======== DATA SHOWN

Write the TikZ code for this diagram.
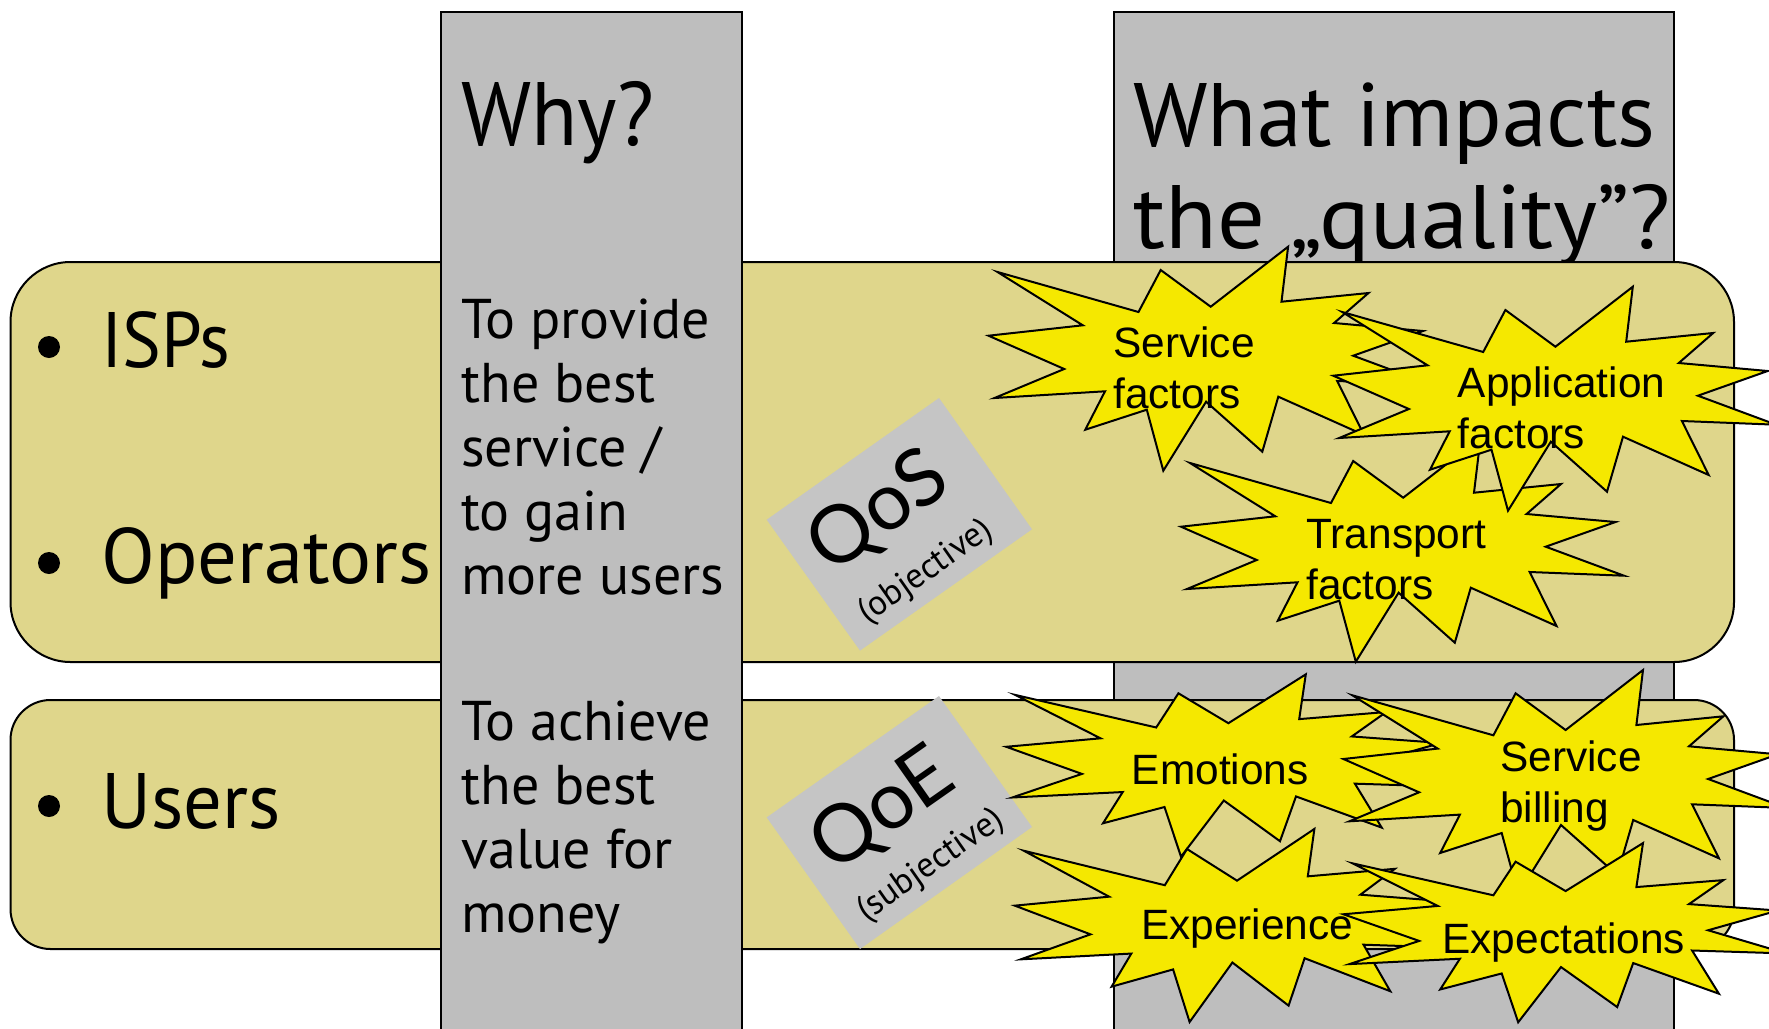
\documentclass[tikz,border=0pt]{standalone}
\usepackage{fontspec}
\setmainfont{PT Sans}
\newfontfamily\arialf{Liberation Sans}
\newfontfamily\tagf{Lato}
\definecolor{bandc}{HTML}{DFD68B}
\definecolor{colc}{HTML}{BEBEBE}
\definecolor{tagc}{HTML}{C5C5C5}
\definecolor{burstc}{HTML}{F5E800}
\tikzset{
  band/.style={draw=black,fill=bandc,line width=1pt},
  column/.style={draw=black,fill=colc,line width=1pt},
  burst/.style={draw=black,fill=burstc,line width=1pt,line join=miter,miter limit=20},
  tagbox/.style={fill=tagc,draw=none},
  head/.style={anchor=base west,inner sep=0pt,align=left,font=\fontsize{45}{51}\selectfont},
  item/.style={anchor=base west,inner sep=0pt,font=\fontsize{39.3}{44}\selectfont},
  body/.style={anchor=base west,inner sep=0pt,align=left,font=\fontsize{28}{32}\selectfont},
  bull/.style={circle,fill=black,inner sep=0pt,minimum size=11pt},
  burstlabel/.style={anchor=base west,inner sep=0pt,align=left,font=\arialf\fontsize{21.2}{25.4}\selectfont},
  tagbig/.style={inner sep=0pt,rotate=35,text=black,font=\tagf\fontsize{40}{48}\selectfont},
  tagsmall/.style={inner sep=0pt,rotate=35,font=\fontsize{17.5}{20}\selectfont},
}
\newcommand{\burstshape}[3]{\draw[burst,shift={(#1,#2)},yscale=#3]
 (4,2)--(145,42)--(167.2,0)--(217.2,36.7)--(294.6,-23.3)--(288,31.7)--(375,23)--(340.6,53)--(429.5,61)--(359.7,85.7)--(438,114.7)--(343.7,111)--(370.5,165)--(284.8,126.7)--(268.8,181.7)--(212.6,131.7)--(169.8,200.7)--(153.3,139.7)--(91.8,159.7)--(111.5,121.3)--(1,128)--(70.7,99)--(-5,65.7)--(89.3,55.3)--cycle;}
\begin{document}
\begin{tikzpicture}[x=0.5pt,y=-0.5pt]
\useasboundingbox (0,0) rectangle (1769,1029);
\clip (0,0) rectangle (1769,1029);
% right column
\path[column,draw] (1114,12) rectangle (1674,1040);
\node[head] (whathead) at (1133,248) {What impacts\\\scalebox{1.05}[1]{the „quality”?}};
% bands
\path[band,rounded corners=30pt] (10.5,262) rectangle (1734,662);
\path[band,rounded corners=20pt] (10.5,700) rectangle (1734,949);
% left column
\path[column,draw] (441,12) rectangle (742,1040);
\node[head] (why) at (461,145) {\scalebox{0.94}[1]{Why?}};
\node[body] (t1) at (461,594) {To provide\\the best\\service /\\to gain\\more users};
\node[body] (t2) at (461,932) {To achieve\\the best\\value for\\money};
% left items
\node[bull] (b1) at (49,347) {};
\node[bull] (b2) at (49,563) {};
\node[bull] (b3) at (49,806) {};
\node[item] (isps) at (101,367) {\scalebox{0.93}[1]{ISPs}};
\node[item] (oper) at (101,583) {Operators};
\node[item] (users) at (101,828) {\scalebox{0.975}[1]{Users}};
% tags
\fill[tagbox] (939,398)--(1032,529.3)--(860,650.6)--(766.7,519.7)--cycle;
\fill[tagbox] (939,696)--(1032,827)--(860,949)--(766.7,817.4)--cycle;
\node[tagbig] (qos) at (879,513) {QoS};
\node[tagsmall] (obj) at (926,572) {(objective)};
\node[tagbig] (qoe) at (883,811) {QoE};
\node[tagsmall] (subj) at (931,866) {(subjective)};
% bursts
\burstshape{993.5}{270}{1}
\burstshape{1186}{461}{1}
\burstshape{1338.2}{310}{1}
\burstshape{1011.2}{693.3}{0.814}
\burstshape{1348.4}{693.3}{1}
\burstshape{1019.8}{849}{0.862}
\burstshape{1348.4}{861.7}{0.8}
\node[burstlabel] (l1) at (1113,408) {Service\\factors};
\node[burstlabel] (l2) at (1457.5,448) {Application\\factors};
\node[burstlabel] (l3) at (1306,599) {Transport\\factors};
\node[burstlabel] (l4) at (1131.5,784) {Emotions};
\node[burstlabel] (l5) at (1500,822) {Service\\billing};
\node[burstlabel] (l6) at (1140.6,939.5) {Experience};
\node[burstlabel] (l7) at (1442,953) {Expectations};
\end{tikzpicture}
\end{document}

================

### GOAL
Extract every line of the data exactly; pictures stay out.

### SOLUTION FOR THIS TASK
Write the TikZ code for this diagram.
\documentclass[tikz,border=0pt]{standalone}
\usepackage{fontspec}
\setmainfont{PT Sans}
\newfontfamily\arialf{Liberation Sans}
\newfontfamily\tagf{Lato}
\definecolor{bandc}{HTML}{DFD68B}
\definecolor{colc}{HTML}{BEBEBE}
\definecolor{tagc}{HTML}{C5C5C5}
\definecolor{burstc}{HTML}{F5E800}
\tikzset{
  band/.style={draw=black,fill=bandc,line width=1pt},
  column/.style={draw=black,fill=colc,line width=1pt},
  burst/.style={draw=black,fill=burstc,line width=1pt,line join=miter,miter limit=20},
  tagbox/.style={fill=tagc,draw=none},
  head/.style={anchor=base west,inner sep=0pt,align=left,font=\fontsize{45}{51}\selectfont},
  item/.style={anchor=base west,inner sep=0pt,font=\fontsize{39.3}{44}\selectfont},
  body/.style={anchor=base west,inner sep=0pt,align=left,font=\fontsize{28}{32}\selectfont},
  bull/.style={circle,fill=black,inner sep=0pt,minimum size=11pt},
  burstlabel/.style={anchor=base west,inner sep=0pt,align=left,font=\arialf\fontsize{21.2}{25.4}\selectfont},
  tagbig/.style={inner sep=0pt,rotate=35,text=black,font=\tagf\fontsize{40}{48}\selectfont},
  tagsmall/.style={inner sep=0pt,rotate=35,font=\fontsize{17.5}{20}\selectfont},
}
\newcommand{\burstshape}[3]{\draw[burst,shift={(#1,#2)},yscale=#3]
 (4,2)--(145,42)--(167.2,0)--(217.2,36.7)--(294.6,-23.3)--(288,31.7)--(375,23)--(340.6,53)--(429.5,61)--(359.7,85.7)--(438,114.7)--(343.7,111)--(370.5,165)--(284.8,126.7)--(268.8,181.7)--(212.6,131.7)--(169.8,200.7)--(153.3,139.7)--(91.8,159.7)--(111.5,121.3)--(1,128)--(70.7,99)--(-5,65.7)--(89.3,55.3)--cycle;}
\begin{document}
\begin{tikzpicture}[x=0.5pt,y=-0.5pt]
\useasboundingbox (0,0) rectangle (1769,1029);
\clip (0,0) rectangle (1769,1029);
% right column
\path[column,draw] (1114,12) rectangle (1674,1040);
\node[head] (whathead) at (1133,248) {What impacts\\\scalebox{1.05}[1]{the „quality”?}};
% bands
\path[band,rounded corners=30pt] (10.5,262) rectangle (1734,662);
\path[band,rounded corners=20pt] (10.5,700) rectangle (1734,949);
% left column
\path[column,draw] (441,12) rectangle (742,1040);
\node[head] (why) at (461,145) {\scalebox{0.94}[1]{Why?}};
\node[body] (t1) at (461,594) {To provide\\the best\\service /\\to gain\\more users};
\node[body] (t2) at (461,932) {To achieve\\the best\\value for\\money};
% left items
\node[bull] (b1) at (49,347) {};
\node[bull] (b2) at (49,563) {};
\node[bull] (b3) at (49,806) {};
\node[item] (isps) at (101,367) {\scalebox{0.93}[1]{ISPs}};
\node[item] (oper) at (101,583) {Operators};
\node[item] (users) at (101,828) {\scalebox{0.975}[1]{Users}};
% tags
\fill[tagbox] (939,398)--(1032,529.3)--(860,650.6)--(766.7,519.7)--cycle;
\fill[tagbox] (939,696)--(1032,827)--(860,949)--(766.7,817.4)--cycle;
\node[tagbig] (qos) at (879,513) {QoS};
\node[tagsmall] (obj) at (926,572) {(objective)};
\node[tagbig] (qoe) at (883,811) {QoE};
\node[tagsmall] (subj) at (931,866) {(subjective)};
% bursts
\burstshape{993.5}{270}{1}
\burstshape{1186}{461}{1}
\burstshape{1338.2}{310}{1}
\burstshape{1011.2}{693.3}{0.814}
\burstshape{1348.4}{693.3}{1}
\burstshape{1019.8}{849}{0.862}
\burstshape{1348.4}{861.7}{0.8}
\node[burstlabel] (l1) at (1113,408) {Service\\factors};
\node[burstlabel] (l2) at (1457.5,448) {Application\\factors};
\node[burstlabel] (l3) at (1306,599) {Transport\\factors};
\node[burstlabel] (l4) at (1131.5,784) {Emotions};
\node[burstlabel] (l5) at (1500,822) {Service\\billing};
\node[burstlabel] (l6) at (1140.6,939.5) {Experience};
\node[burstlabel] (l7) at (1442,953) {Expectations};
\end{tikzpicture}
\end{document}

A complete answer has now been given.